Teremos uma epidemia de casos avançados de câncer

Os casos de câncer têm chegado a uma fase mais avançada de estadiamento, quando tratamentos mais complexos e agressivos se fazem necessários

Teyssier Gwenaelle/Pixabay
(foto: Teyssier Gwenaelle/Pixabay)

Enquanto a vacinação lenta coloca a população em estado de ansiedade e de medo, o combate a outras doenças, que já assolavam a população, segue quase parado. Com isso, pessoas que não tiveram seus exames de rastreamento e de confirmação de diagnóstico de câncer, realizados desde março de 2020, têm seus quadros clínicos intensificados.

Novas restrições motivadas pelo agravamento da pandemia diminuíram e até cessaram atendimentos não relacionados à COVID-19. Em muitas regiões do país, incluindo Belo Horizonte, o quadro de super ocupação da estrutura de saúde pelos casos dessa doença tem piorado a situação. 

Presumo que o resultado será uma epidemia de casos graves de câncer. As estatísticas de redução são variadas para os diferentes tipos de tumor, mas todas apontam para o mesmo cenário de atraso no diagnóstico. Os casos de câncer têm chegado a uma fase mais avançada de estadiamento, quando tratamentos mais complexos e agressivos se fazem necessários. 
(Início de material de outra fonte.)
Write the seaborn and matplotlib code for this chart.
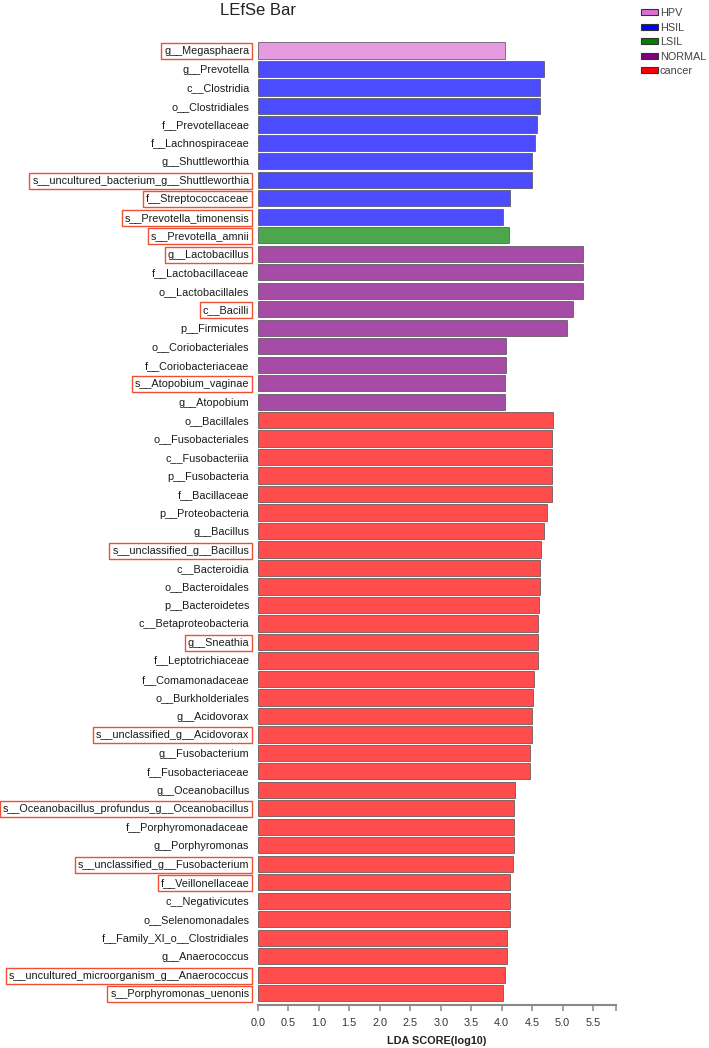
import matplotlib
matplotlib.use("Agg")
import matplotlib.pyplot as plt
from matplotlib.patches import Patch
import seaborn as sns
import pandas as pd

# ───────────────────────────── data ─────────────────────────────
features = [
    "g__Megasphaera",
    "g__Prevotella", "c__Clostridia", "o__Clostridiales", "f__Prevotellaceae",
    "f__Lachnospiraceae", "g__Shuttleworthia",
    "s__uncultured_bacterium_g__Shuttleworthia", "f__Streptococcaceae",
    "s__Prevotella_timonensis",
    "s__Prevotella_amnii",
    "g__Lactobacillus", "f__Lactobacillaceae", "o__Lactobacillales", "c__Bacilli",
    "p__Firmicutes", "o__Coriobacteriales", "f__Coriobacteriaceae",
    "s__Atopobium_vaginae", "g__Atopobium",
    "o__Bacillales", "o__Fusobacteriales", "c__Fusobacteriia", "p__Fusobacteria",
    "f__Bacillaceae", "p__Proteobacteria", "g__Bacillus",
    "s__unclassified_g__Bacillus", "c__Bacteroidia", "o__Bacteroidales",
    "p__Bacteroidetes", "c__Betaproteobacteria", "g__Sneathia",
    "f__Leptotrichiaceae", "f__Comamonadaceae", "o__Burkholderiales",
    "g__Acidovorax", "s__unclassified_g__Acidovorax", "g__Fusobacterium",
    "f__Fusobacteriaceae", "g__Oceanobacillus",
    "s__Oceanobacillus_profundus_g__Oceanobacillus", "f__Porphyromonadaceae",
    "g__Porphyromonas", "s__unclassified_g__Fusobacterium", "f__Veillonellaceae",
    "c__Negativicutes", "o__Selenomonadales", "f__Family_XI_o__Clostridiales",
    "g__Anaerococcus", "s__uncultured_microorganism_g__Anaerococcus",
    "s__Porphyromonas_uenonis",
]
lda_scores = [
    4.05,
    4.69, 4.63, 4.63, 4.58, 4.55, 4.49, 4.49, 4.13, 4.02,
    4.12,
    5.34, 5.34, 5.33, 5.17, 5.07, 4.07, 4.07, 4.06, 4.06,
    4.85, 4.83, 4.83, 4.83, 4.82, 4.75, 4.69, 4.64, 4.63, 4.63,
    4.62, 4.60, 4.60, 4.59, 4.53, 4.51, 4.49, 4.49, 4.47, 4.47,
    4.22, 4.21, 4.21, 4.21, 4.18, 4.14, 4.13, 4.14, 4.09, 4.08,
    4.06, 4.03,
]
groups = (["HPV"] * 1 + ["HSIL"] * 9 + ["LSIL"] * 1 + ["NORMAL"] * 9
          + ["cancer"] * 32)
group_names = ["HPV", "HSIL", "LSIL", "NORMAL", "cancer"]
group_colors = ["orchid", "#0000ff", "#008000", "#800080", "#ff0000"]

boxed = [
    "g__Megasphaera", "s__uncultured_bacterium_g__Shuttleworthia",
    "f__Streptococcaceae", "s__Prevotella_timonensis", "s__Prevotella_amnii",
    "g__Lactobacillus", "c__Bacilli", "s__Atopobium_vaginae",
    "s__unclassified_g__Bacillus", "g__Sneathia", "s__unclassified_g__Acidovorax",
    "s__Oceanobacillus_profundus_g__Oceanobacillus",
    "s__unclassified_g__Fusobacterium", "f__Veillonellaceae",
    "s__uncultured_microorganism_g__Anaerococcus", "s__Porphyromonas_uenonis",
]
x_ticks = [0.0, 0.5, 1.0, 1.5, 2.0, 2.5, 3.0, 3.5, 4.0, 4.5, 5.0, 5.5]

df = pd.DataFrame({"feature": features, "lda": lda_scores, "group": groups})

# ───────────────────────────── style ────────────────────────────
sns.set_style("white")
plt.rcParams["font.family"] = ["Liberation Sans", "DejaVu Sans"]

W, H = 709, 1048
fig = plt.figure(figsize=(W / 100, H / 100), dpi=100)
top_px, bot_px = 41.2, 1005
left_px, right_px = 257.7, 615.7
ax = fig.add_axes([left_px / W, 1 - bot_px / H,
                   (right_px - left_px) / W, (bot_px - top_px) / H])

sns.barplot(
    data=df, x="lda", y="feature", hue="group", order=features,
    hue_order=group_names, palette=dict(zip(group_names, group_colors)),
    dodge=False, orient="h", width=0.88, alpha=0.7, saturation=1,
    edgecolor="#4a4a4a", linewidth=0.7, legend=False, ax=ax,
)

ax.set_xlim(0, 5.87)
ax.set_ylim(51.64, -0.5)
ax.set_xticks(x_ticks)
ax.set_xticklabels([f"{t:.1f}" for t in x_ticks], fontsize=7.8, color="#333333")
ax.set_xticks([5.87], minor=True)
ax.tick_params(axis="x", which="both", direction="out", length=4, width=1.1,
               color="#888888", pad=5, bottom=True)
ax.set_ylabel("")
ax.set_xlabel("LDA SCORE(log10)", fontsize=7.8, fontweight="bold",
              color="#222222", labelpad=6)
ax.tick_params(axis="y", length=0, pad=6, labelsize=7.8, labelcolor="#1a1a1a")

for s in ["top", "right", "left"]:
    ax.spines[s].set_visible(False)
ax.spines["bottom"].set_color("#888888")
ax.spines["bottom"].set_linewidth(1.5)

for lbl in ax.get_yticklabels():
    if lbl.get_text() in boxed:
        lbl.set_bbox(dict(boxstyle="square,pad=0.28", fc="none",
                          ec="#ee5033", lw=1.0))

fig.text(220 / W, 1 - 3 / H, "LEfSe Bar", ha="left", va="top",
         fontsize=12, color="#222222")

handles = [Patch(facecolor=c, edgecolor="#333333", linewidth=0.8)
           for c in group_colors]
fig.legend(handles, group_names, loc="upper left",
           bbox_to_anchor=(641 / W, 1 - 8 / H), frameon=False, fontsize=7.8,
           handlelength=1.6, handleheight=0.5, handletextpad=0.15,
           labelspacing=0.42, borderpad=0, borderaxespad=0,
           labelcolor="#444444")

fig.savefig("out.png", dpi=100)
As mulheres que não realizaram seus exames de rastreamento desde o ano passado - e que porventura tinham tumores de mama em estágio precoce -, este ano começarão a perceber sintomas mais avançados, como nódulos, feridas, secreções e outras alterações estruturais das mamas. 

É assustador não haver exatamente uma previsão de normalização. Alguns centros de saúde tiveram suas estruturas modificadas para receber pacientes de COVID. Cinco ou seis centros de saúde de BH, por exemplo, foram transformados em Unidade de Pronto Atendimento - UPAS, para que estas fossem convertidas em centros de internações de pacientes com COVID. Obviamente, o funcionamento original foi comprometido e as pessoas deixaram de ter acesso à uma estrutura normal de prevenção e rastreamento do câncer e de outras doenças. 

Por exemplo, nós, da Faculdade de Medicina da UFMG e outras faculdades, deixamos de atender nos postos de saúde com os alunos dos cursos de medicina. Com isso, várias pessoas atendidas por nós e pelas próprias equipes das UBS ficaram sem mamografia, sem exames clínicos e sem outras intervenções necessárias.

Se engana quem acha que o setor privado está em melhores condições. Mesmo na Saúde Suplementar muitos pacientes deixaram de ir ao médico, assim como muitos especialistas, em função da idade e outras condições pessoais, deixaram de atender. 

Além disso, não estamos conseguindo realizar as cirurgias para diagnosticar ou até tratar casos de câncer. Faltam insumos como anestésicos, relaxantes musculares e alguns tipos de materiais, como próteses e expansores teciduais usados também na reconstrução mamária, pois foi tudo consumido ou a produção foi interrompida durante a pandemia. Os poucos hospitais que ainda têm estoques estão direcionando esses materiais para os pacientes de COVID e para outras emergências médicas. Os mesmos insumos que usamos para uma anestesia geral em uma cirurgia da mama são usados nesses pacientes para fazer uma entubação.

Mesmo em algumas instituições privadas, como nas maternidades - que se encontram em uma situação de menor restrição por terem atendimento direcionado -, a orientação é marcar cirurgias apenas para pacientes com diagnóstico de câncer já confirmado. O restante precisa esperar. 

Então, a rede privada também está em um contexto desfavorável para o combate de doenças além da COVID. Tenho pacientes com lesões muito suspeitas para câncer na mama, ou outras situações, para as quais, no lugar de indicar uma cirurgia, precisei indicar outros procedimentos ou mesmo adiar uma segunda etapa da reconstrução mamária, para algum momento, quando amenizar a pandemia e os estoques de insumos ficarem regularizados.  

Sendo bem otimista, acredito que, a partir do meio do ano, pelo menos em Belo Horizonte, onde a vacinação está um pouco mais adiantada, mas muito abaixo do que gostaríamos, será possível esperar um desafogamento das estruturas de saúde. 

Apesar disso, pela quantidade de pessoas que deixaram de fazer diagnóstico, será necessário muito tempo para reduzir a enorme fila de espera, sobretudo no âmbito do SUS. O cenário é ainda mais nebuloso por podermos estar lidando com pacientes em estágios avançados. 

Talvez, seja necessário, desde já, que as instituições privadas e públicas se planejem e se organizem conjuntamente para a realização de forças tarefas de diagnóstico e tratamento de câncer. Precisaremos de verdadeiros mutirões de combate ao câncer!